Reproduce the full listing below unchanged, apart from the pictures.
-- start --
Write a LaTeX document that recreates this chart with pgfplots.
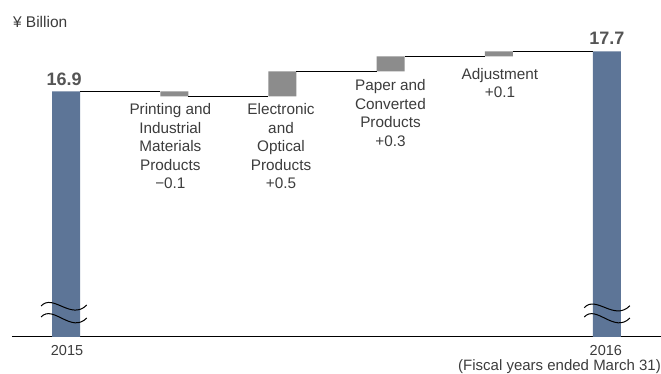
\documentclass[border=0pt]{standalone}
\usepackage{pgfplots}
\pgfplotsset{compat=1.18}
\usepackage{fontspec}
\setmainfont{Liberation Sans}
\definecolor{barblue}{HTML}{5D7597}
\definecolor{bargrey}{HTML}{8C8C8C}
\definecolor{txt}{HTML}{3C3C3C}
\definecolor{valtxt}{HTML}{555555}
\begin{document}
\begin{tikzpicture}
\pgfplotsset{commonax/.style={
  at={(0,0)}, anchor=south west,
  scale only axis, width=649pt, height=336.3pt,
  xmin=-0.5, xmax=5.5, ymin=12, ymax=18.726,
  xtick=\empty, ytick=\empty,
}}
% bars
\begin{axis}[commonax,
  axis x line=bottom, axis y line=none,
  x axis line style={-, line width=1.2pt, black},
  ybar stacked, bar width=28pt,
  clip mode=individual,
]
\addplot[draw=none, fill=none] coordinates {(0,0) (1,16.8) (2,16.8) (3,17.3) (4,17.6) (5,0)};
\addplot[draw=none, fill=bargrey] coordinates {(0,0) (1,0.1) (2,0.5) (3,0.3) (4,0.1) (5,0)};
\addplot[draw=none, fill=barblue] coordinates {(0,16.9) (1,0) (2,0) (3,0) (4,0) (5,17.7)};
\end{axis}
% connectors and annotations
\begin{axis}[commonax, hide axis, clip=false]
\addplot[black, line width=0.9pt, no markers] coordinates {(0.1294,16.9) (0.8706,16.9)};
\addplot[black, line width=0.9pt, no markers] coordinates {(1.1294,16.8) (1.8706,16.8)};
\addplot[black, line width=0.9pt, no markers] coordinates {(2.1294,17.3) (2.8706,17.3)};
\addplot[black, line width=0.9pt, no markers] coordinates {(3.1294,17.6) (3.8706,17.6)};
\addplot[black, line width=0.9pt, no markers] coordinates {(4.1294,17.7) (4.8706,17.7)};
% axis breaks
\draw[black, line width=1pt] (axis cs:0,12.606) ++(-25pt,0pt) .. controls +(12pt,13pt) and +(-15.7pt,-16pt) .. ++(45.7pt,1pt);
\draw[black, line width=1pt] (axis cs:0,12.386) ++(-25pt,0pt) .. controls +(12pt,13pt) and +(-15.7pt,-16pt) .. ++(45.7pt,-1pt);
\draw[black, line width=1pt] (axis cs:5,12.572) ++(-22.7pt,0pt) .. controls +(12pt,13pt) and +(-15.7pt,-16pt) .. ++(45.7pt,2pt);
\draw[black, line width=1pt] (axis cs:5,12.386) ++(-22.7pt,0pt) .. controls +(12pt,13pt) and +(-15.7pt,-16pt) .. ++(45.7pt,-1pt);
% texts
\node[anchor=base west, inner sep=0pt, text=txt, font=\fontsize{15.5}{18}\selectfont] at (axis cs:-0.4926,18.18) {¥ Billion};
\node[anchor=base, inner sep=0pt, text=valtxt, font=\fontsize{18}{20}\selectfont\bfseries] at (axis cs:-0.018,17.012) {16.9};
\node[anchor=base, inner sep=0pt, text=valtxt, font=\fontsize{18}{20}\selectfont\bfseries] at (axis cs:5,17.826) {17.7};
\node[anchor=base, inner sep=0pt, text=txt, font=\fontsize{14.5}{17}\selectfont] at (axis cs:0.009,11.616) {2015};
\node[anchor=base, inner sep=0pt, text=txt, font=\fontsize{14.5}{17}\selectfont] at (axis cs:4.99,11.616) {2016};
\node[anchor=base east, inner sep=0pt, text=txt, font=\fontsize{15}{17}\selectfont] at (axis cs:5.5,11.306) {(Fiscal years ended March 31)};
\node[anchor=north, inner sep=0pt, align=center, text=txt, font=\fontsize{15.3}{18.5}\selectfont] at (axis cs:0.964,16.656) {Printing and\\Industrial\\Materials\\Products\\−0.1};
\node[anchor=north, inner sep=0pt, align=center, text=txt, font=\fontsize{15.3}{18.5}\selectfont] at (axis cs:1.987,16.656) {Electronic\\and\\Optical\\Products\\+0.5};
\node[anchor=north, inner sep=0pt, align=center, text=txt, font=\fontsize{15.3}{18.5}\selectfont] at (axis cs:2.999,17.136) {Paper and\\Converted\\Products\\+0.3};
\node[anchor=north, inner sep=0pt, align=center, text=txt, font=\fontsize{15.3}{18.5}\selectfont] at (axis cs:4.011,17.366) {Adjustment\\+0.1};
\end{axis}
\pgfresetboundingbox
\path (-12pt,-37.7pt) rectangle (649pt,336.3pt);
\end{tikzpicture}
\end{document}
-- end --
**THE RESULT:**
Write a LaTeX document that recreates this chart with pgfplots.
\documentclass[border=0pt]{standalone}
\usepackage{pgfplots}
\pgfplotsset{compat=1.18}
\usepackage{fontspec}
\setmainfont{Liberation Sans}
\definecolor{barblue}{HTML}{5D7597}
\definecolor{bargrey}{HTML}{8C8C8C}
\definecolor{txt}{HTML}{3C3C3C}
\definecolor{valtxt}{HTML}{555555}
\begin{document}
\begin{tikzpicture}
\pgfplotsset{commonax/.style={
  at={(0,0)}, anchor=south west,
  scale only axis, width=649pt, height=336.3pt,
  xmin=-0.5, xmax=5.5, ymin=12, ymax=18.726,
  xtick=\empty, ytick=\empty,
}}
% bars
\begin{axis}[commonax,
  axis x line=bottom, axis y line=none,
  x axis line style={-, line width=1.2pt, black},
  ybar stacked, bar width=28pt,
  clip mode=individual,
]
\addplot[draw=none, fill=none] coordinates {(0,0) (1,16.8) (2,16.8) (3,17.3) (4,17.6) (5,0)};
\addplot[draw=none, fill=bargrey] coordinates {(0,0) (1,0.1) (2,0.5) (3,0.3) (4,0.1) (5,0)};
\addplot[draw=none, fill=barblue] coordinates {(0,16.9) (1,0) (2,0) (3,0) (4,0) (5,17.7)};
\end{axis}
% connectors and annotations
\begin{axis}[commonax, hide axis, clip=false]
\addplot[black, line width=0.9pt, no markers] coordinates {(0.1294,16.9) (0.8706,16.9)};
\addplot[black, line width=0.9pt, no markers] coordinates {(1.1294,16.8) (1.8706,16.8)};
\addplot[black, line width=0.9pt, no markers] coordinates {(2.1294,17.3) (2.8706,17.3)};
\addplot[black, line width=0.9pt, no markers] coordinates {(3.1294,17.6) (3.8706,17.6)};
\addplot[black, line width=0.9pt, no markers] coordinates {(4.1294,17.7) (4.8706,17.7)};
% axis breaks
\draw[black, line width=1pt] (axis cs:0,12.606) ++(-25pt,0pt) .. controls +(12pt,13pt) and +(-15.7pt,-16pt) .. ++(45.7pt,1pt);
\draw[black, line width=1pt] (axis cs:0,12.386) ++(-25pt,0pt) .. controls +(12pt,13pt) and +(-15.7pt,-16pt) .. ++(45.7pt,-1pt);
\draw[black, line width=1pt] (axis cs:5,12.572) ++(-22.7pt,0pt) .. controls +(12pt,13pt) and +(-15.7pt,-16pt) .. ++(45.7pt,2pt);
\draw[black, line width=1pt] (axis cs:5,12.386) ++(-22.7pt,0pt) .. controls +(12pt,13pt) and +(-15.7pt,-16pt) .. ++(45.7pt,-1pt);
% texts
\node[anchor=base west, inner sep=0pt, text=txt, font=\fontsize{15.5}{18}\selectfont] at (axis cs:-0.4926,18.18) {¥ Billion};
\node[anchor=base, inner sep=0pt, text=valtxt, font=\fontsize{18}{20}\selectfont\bfseries] at (axis cs:-0.018,17.012) {16.9};
\node[anchor=base, inner sep=0pt, text=valtxt, font=\fontsize{18}{20}\selectfont\bfseries] at (axis cs:5,17.826) {17.7};
\node[anchor=base, inner sep=0pt, text=txt, font=\fontsize{14.5}{17}\selectfont] at (axis cs:0.009,11.616) {2015};
\node[anchor=base, inner sep=0pt, text=txt, font=\fontsize{14.5}{17}\selectfont] at (axis cs:4.99,11.616) {2016};
\node[anchor=base east, inner sep=0pt, text=txt, font=\fontsize{15}{17}\selectfont] at (axis cs:5.5,11.306) {(Fiscal years ended March 31)};
\node[anchor=north, inner sep=0pt, align=center, text=txt, font=\fontsize{15.3}{18.5}\selectfont] at (axis cs:0.964,16.656) {Printing and\\Industrial\\Materials\\Products\\−0.1};
\node[anchor=north, inner sep=0pt, align=center, text=txt, font=\fontsize{15.3}{18.5}\selectfont] at (axis cs:1.987,16.656) {Electronic\\and\\Optical\\Products\\+0.5};
\node[anchor=north, inner sep=0pt, align=center, text=txt, font=\fontsize{15.3}{18.5}\selectfont] at (axis cs:2.999,17.136) {Paper and\\Converted\\Products\\+0.3};
\node[anchor=north, inner sep=0pt, align=center, text=txt, font=\fontsize{15.3}{18.5}\selectfont] at (axis cs:4.011,17.366) {Adjustment\\+0.1};
\end{axis}
\pgfresetboundingbox
\path (-12pt,-37.7pt) rectangle (649pt,336.3pt);
\end{tikzpicture}
\end{document}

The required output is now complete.